„Unendlicher Spaß“ ein Gastspiel zum Abschluss des Brechtfestivals
Da das Ende des Brechtfestivals diesmal auf das Faschingswochenende fiel, scheint es nur konsequent, dass Festivalleiter Patrick Wengenroth sich mit einem „Unendlichen Spaß“ aus der „Faschingshochburg“ Augsburg verabschiedet.
Von Halrun Reinholz
Doch es war wohl kaum seine Absicht, sich ins Faschingstreiben einzuklinken (es wäre sowieso nicht aufgefallen). Dennoch vertraute er auf die nachhallende Wirkung des Gastspiels von Thomas Lensing und seiner Truppe, denn damit endete, ohne weitere Fanfarenstöße, das Brechtfestival 2019 und damit auch die dreijährige „Spielzeit“ von Wengenroth.
Ein „unendlicher Spaß“ über vier Stunden? Das fragt man sich, noch mit dem Sitzfleisch-Erlebnis von „Europe City“ in den Knochen. Vorlage für das Bühnenspektakel ist ein 1500 Seiten dicker Roman aus dem Jahr 1996 von David Foster Wallace, der menschliche Interaktionen und Verhaltensweisen der gegenwärtigen (oder auch zukünftigen) Gesellschaft auf satirische Weise vorführt. Schon die Vorlage besteht aus ineinander verschachtelten Erzählzentren, die die „leistungsorientierte Erschöpfungsgesellschaft“, vor allem in ihrer nordamerikanischen Ausprägung, porträtieren.
Der aus der Schweiz stammende freie Regisseur Thorsten Lensing bringt „Scherben“ dieses Romans mit einer hochkarätigen Schauspieltruppe auf die Bühne, erstmals vor etwa einem Jahr in den Sophiensälen Berlins. Da ist einerseits die Familie Incadenza, deren Familienvater, Gründer einer Tennisakademie, sich mit einer Mikrowelle das Leben genommen hat und zum Schluss als „Geist“ wieder auftaucht. Die drei Söhne sind alle dem Leistungsdenken der US-Gesellschaft unterworfen: Orin als Footballstar, Hal als hochbegabter Tenniscrack, selbst der mehrfach behinderte Mario reussiert als erfolgreicher Filmemacher. Er allein ist es aber auch, der sich durch seine Behinderung dem Druck entziehen kann, während die anderen beiden mit verschiedenen Strategien versuchen, sich und ihre Traumata durchs Leben zu lavieren, Ansprüchen zu genügen und selbst die Traumatherapie als Prüfung zu begreifen, die man „bestehen“ muss.

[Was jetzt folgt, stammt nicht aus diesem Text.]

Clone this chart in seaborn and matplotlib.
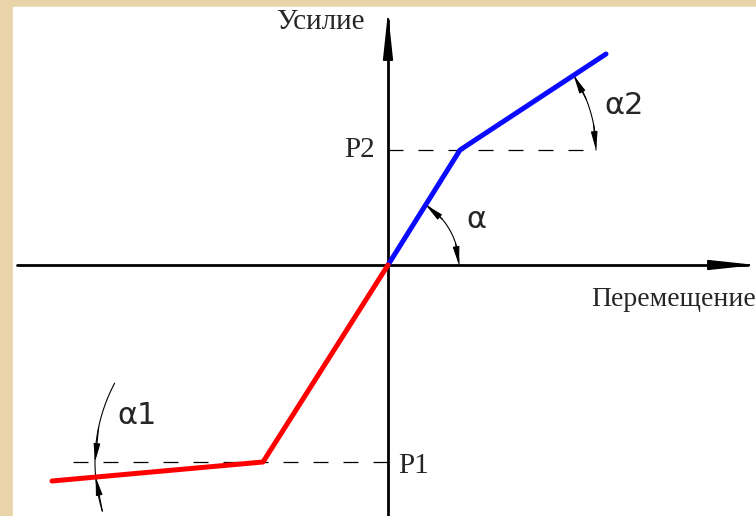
import numpy as np
import pandas as pd
import matplotlib
matplotlib.use("Agg")
import matplotlib.pyplot as plt
import seaborn as sns

sns.set_style("white")

# force-displacement diagram, origin at axis crossing (units ~ pixels)
disp_pos = [0, 72, 218]
force_pos = [0, 115, 211]
disp_neg = [0, -125, -336]
force_neg = [0, -197, -216]
P2 = 115
P1 = -197
labels_axes = ["Усилие", "Перемещение"]
labels_levels = ["P2", "P1"]
labels_angles = ["α", "α1", "α2"]

fig = plt.figure(figsize=(7.56, 5.16), dpi=100)
fig.patch.set_facecolor("#e9d4aa")
ax = fig.add_axes([0, 0, 1, 1])
ax.set_xlim(-388, 368)
ax.set_ylim(-251, 265)
ax.axis("off")

# white drawing sheet
ax.add_patch(plt.Rectangle((-375, -260), 800, 518, color="white", zorder=0))

serif = "Liberation Serif"

# axes: line + thin arrow head
ax.plot([-371, 360], [0, 0], color="k", lw=2.0, zorder=1)
ax.plot([0, 0], [-260, 245], color="k", lw=2.0, zorder=1)
head = dict(arrowstyle="-|>,head_length=1.5,head_width=0.16", lw=1.0, color="k",
            mutation_scale=20, shrinkA=0, shrinkB=0)
ax.annotate("", xy=(368, 0), xytext=(330, 0), arrowprops=head)
ax.annotate("", xy=(0, 253), xytext=(0, 215), arrowprops=head)

# dashed levels
ax.plot([0, 208], [P2, P2], color="k", lw=0.9, dashes=(12, 12), zorder=1)
ax.plot([-315, 0], [P1, P1], color="k", lw=0.9, dashes=(12, 12), zorder=1)

# curves
sns.lineplot(x=disp_pos, y=force_pos, sort=False, estimator=None, color="#0a0aff",
             lw=3.6, ax=ax, zorder=3)
sns.lineplot(x=disp_neg, y=force_neg, sort=False, estimator=None, color="#ff0000",
             lw=3.6, ax=ax, zorder=3)


def arc(cx, cy, r, a0, a1):
    t = np.radians(np.linspace(a0, a1, 80))
    ax.plot(cx + r * np.cos(t), cy + r * np.sin(t), color="k", lw=0.8, zorder=2)


def tip(cx, cy, r, a_from, a_to):
    t0, t1 = np.radians(a_from), np.radians(a_to)
    ax.annotate("", xy=(cx + r * np.cos(t1), cy + r * np.sin(t1)),
                xytext=(cx + r * np.cos(t0), cy + r * np.sin(t0)),
                arrowprops=dict(arrowstyle="-|>,head_length=1.1,head_width=0.2",
                                color="k", lw=0.8, mutation_scale=10,
                                shrinkA=0, shrinkB=0))


# angle alpha
arc(0, 0, 71, 0, 58)
tip(0, 0, 71, 40, 58)
tip(0, 0, 71, 18, 0)

# angle alpha2
k2x, k2y = disp_pos[1], force_pos[1]
arc(k2x, k2y, 136, 0, 33.3)
tip(k2x, k2y, 136, 22, 33.3)
tip(k2x, k2y, 136, 11, 0)

# angle alpha1
k1x, k1y = disp_neg[1], force_neg[1]
arc(k1x, k1y, 168, 152, 197)
tip(k1x, k1y, 168, 168, 180)
tip(k1x, k1y, 168, 197, 185.1)

# texts
ax.text(-68, 243, labels_axes[0], family=serif, fontsize=21, ha="center", va="center")
ax.text(286, -35, labels_axes[1], family=serif, fontsize=20, ha="center", va="center")
ax.text(-13, P2, labels_levels[0], family=serif, fontsize=21, ha="right", va="center")
ax.text(10, P1 - 4, labels_levels[1], family=serif, fontsize=21, ha="left", va="center")
ax.text(88, 45, labels_angles[0], fontsize=22, ha="center", va="center")
ax.text(-251, -150, labels_angles[1], fontsize=22, ha="center", va="center")
ax.text(236, 160, labels_angles[2], fontsize=22, ha="center", va="center")

fig.savefig("out.png", dpi=100, facecolor=fig.get_facecolor())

Parallel dazu spielt ein Handlungsstrang in einer Suchtklinik mit Entzugssprechstunde. Skurrile Typen schildern Auswüchse ihrer Medikamentenabhängigkeit, Alkohol-, Sex- oder Drogensucht. Das braucht Zeit und die vier Stunden sind nicht zu hoch gegriffen, denn die Dialoge kommen stringent und kurzweilig, bitter und scharf daher. Und witzig. „Unendlicher Spaß“ ist keine dröge Darstellung einer kaputten Gesellschaft. Der Finger wird in die Wunde gelegt, aber nicht mahnend erhoben. Es ist satirisch, aber dennoch keine Aneinanderreihung von Sketchen.
Die Komik steht und fällt aber auch mit den Darstellern, die durchwegs erste Liga sind. Außer Heiko Pinkowski, der als ehemaliger Schmerzmittelabhängiger und Krimineller nun den „Entzugsbetreuer“ gibt und in der Handlung vielschichtig präsent ist, sind alle Rollen mehrfach besetzt und verlangen den Schauspielern ein Höchstmaß an Flexibilität und Bühnenpräsenz ab. Ursina Lardi ist als „Teenager“ Hal Incadenza ebenso überzeugend wie in diversen Frauenrollen (köstlich als Krankenschwester!). Jasna Fritzi Bauer brilliert als Drogensüchtige und als verschleierte Radiomoderatorin. André Jung ist der stille Behinderte Mario Incadenza, entzückt aber auch (sprachlich authentisch) als Schweizer beim Morgenkreis der Therapierunde. Sebastian Blomberg wird vor allem als Vogel in Erinnerung bleiben, der im Whirlpool von Orin Incadenza einen Herzinfarkt erleidet und bühnenwirksam verendet. Und Devid Striesow zeigt sich sowohl als Weiberheld Orin Incadenza, als auch als vielfach zwanghafter Suchtpatient. Ein (fast) unendlicher Spaß, fürwahr, auch wenn das Lachen zuweilen planmäßig im Hals stecken blieb.